Many years ago, a gentleman wandered upon a group of friends who were fishing not far off shore from a boat. “Having any luck?” he asked.
“No, we cannot seem to find any fish here,” responded one of the fishermen.
“Perhaps you should try fishing from the other side of the boat,” the first man said with a smile.
They laughed, and even entertained the stranger by throwing the net on the other side. To their amazement, the net was filled with fish. The boat returned to the shore and they recognized the stranger. The group of friends were happy to see a resurrected Jesus standing before them.
God has granted us with a beautiful world within which we live. Though tragedy and outside influences may influence our daily lives, our souls should remain strong and optimistic. There is still much to be thankful for and worth celebrating.
We have many old Christmas stories which remind us of what the true spirit of Christmas is about, although we often forget. It is not the gift we get from others that is important. It may not be the gift we give to others that is important. It is actually the presence of our loved ones and not the presents of our loved ones that is important.

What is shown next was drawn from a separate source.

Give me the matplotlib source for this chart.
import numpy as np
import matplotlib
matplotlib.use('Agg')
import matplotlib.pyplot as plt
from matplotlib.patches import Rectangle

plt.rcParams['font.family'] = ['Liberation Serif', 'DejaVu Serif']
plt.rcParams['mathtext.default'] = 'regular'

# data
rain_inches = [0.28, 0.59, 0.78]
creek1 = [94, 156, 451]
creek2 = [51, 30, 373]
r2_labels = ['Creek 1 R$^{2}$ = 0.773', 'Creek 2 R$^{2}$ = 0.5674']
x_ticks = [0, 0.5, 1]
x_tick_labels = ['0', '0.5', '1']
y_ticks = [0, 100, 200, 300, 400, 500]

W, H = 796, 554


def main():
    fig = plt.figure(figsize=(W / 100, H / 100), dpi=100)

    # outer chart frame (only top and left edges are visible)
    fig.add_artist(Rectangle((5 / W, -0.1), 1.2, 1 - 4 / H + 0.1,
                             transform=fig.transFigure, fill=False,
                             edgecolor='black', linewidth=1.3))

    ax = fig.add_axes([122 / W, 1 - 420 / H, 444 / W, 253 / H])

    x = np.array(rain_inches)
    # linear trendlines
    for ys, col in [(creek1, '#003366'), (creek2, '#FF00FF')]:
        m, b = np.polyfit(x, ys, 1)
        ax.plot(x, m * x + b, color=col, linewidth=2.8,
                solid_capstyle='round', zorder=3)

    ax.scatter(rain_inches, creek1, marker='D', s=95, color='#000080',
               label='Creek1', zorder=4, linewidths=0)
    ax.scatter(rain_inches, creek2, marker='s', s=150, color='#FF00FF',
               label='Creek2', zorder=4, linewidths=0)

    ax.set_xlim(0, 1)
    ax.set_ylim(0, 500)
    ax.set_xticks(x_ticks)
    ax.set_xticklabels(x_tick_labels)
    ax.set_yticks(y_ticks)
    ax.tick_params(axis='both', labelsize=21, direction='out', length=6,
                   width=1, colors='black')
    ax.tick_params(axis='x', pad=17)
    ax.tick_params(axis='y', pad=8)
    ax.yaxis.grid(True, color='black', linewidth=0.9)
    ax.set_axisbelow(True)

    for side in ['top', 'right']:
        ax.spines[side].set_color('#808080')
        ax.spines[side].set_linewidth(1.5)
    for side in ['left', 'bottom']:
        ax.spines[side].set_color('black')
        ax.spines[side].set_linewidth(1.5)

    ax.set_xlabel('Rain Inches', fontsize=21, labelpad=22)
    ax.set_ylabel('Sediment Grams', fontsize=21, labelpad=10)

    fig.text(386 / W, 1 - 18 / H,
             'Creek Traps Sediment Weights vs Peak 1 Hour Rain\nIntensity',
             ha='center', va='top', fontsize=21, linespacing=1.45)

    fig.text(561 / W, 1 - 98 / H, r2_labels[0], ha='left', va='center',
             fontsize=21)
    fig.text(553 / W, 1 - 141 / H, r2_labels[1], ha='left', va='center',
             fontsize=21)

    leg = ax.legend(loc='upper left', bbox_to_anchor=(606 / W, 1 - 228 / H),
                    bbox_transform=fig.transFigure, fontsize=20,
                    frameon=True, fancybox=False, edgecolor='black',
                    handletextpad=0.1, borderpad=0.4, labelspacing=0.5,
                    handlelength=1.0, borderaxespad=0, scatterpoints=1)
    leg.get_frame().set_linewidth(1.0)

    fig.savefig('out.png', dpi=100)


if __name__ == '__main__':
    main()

While juggling in my mind’s eye the recent evil which took place, I thought about my own kids. My youngest, Cooper, is coming into his own. My wife is often burdened with Coop’s attention, and I know it can wear her down. The umbilical cord is still attached. But I look upon him as he gains confidence in different areas of life. Little things such as going into martial arts class on his own, or performing his part in the Christmas performance.
My daughter, a blessed soul, is blossoming into a bright, anxious young lady. She loves the time we spend in the outdoors together and anticipates the next hunting season even before this one is done. If not for bugs or her big brother or the occasional scary movie, she would not be scared of anything. Even with her constant reminders of my receding hairline (ok, receded hairline), graying facial hair, and the fact that I may not be as tough as I put on, I love her so. As far as the tough comment, it stems from the fact that tears readily run down my cheeks whenever I watch her dance. It’s a dad’s love, what can I say.
My oldest son, Turner, is maturing into a fine young man. He can drive us crazy at times, but in the end we know we can trust his judgment. When he asked me recently about hunting on his own, I told him he could without hesitation. He texted me during the hunt, sometimes asking advice, sometimes just reporting in.
I guess what I am saying through this is a parent’s job is to ready their kids for society. They need to be able to stand on their own, think on their own, and understand what to do with their freedoms. One of the best feelings is when you can observe that occurring. Too often, we miss that observation.
One of the best gifts may be the time and memories we get to spend with each other. In the woods. On the water. In the field. These times have few distractions. We are together. Just us. We learn things about each other that we likely will not at home in front of the television or while on the computer. Our kids gain experience and we learn what to teach. We do this without realizing it.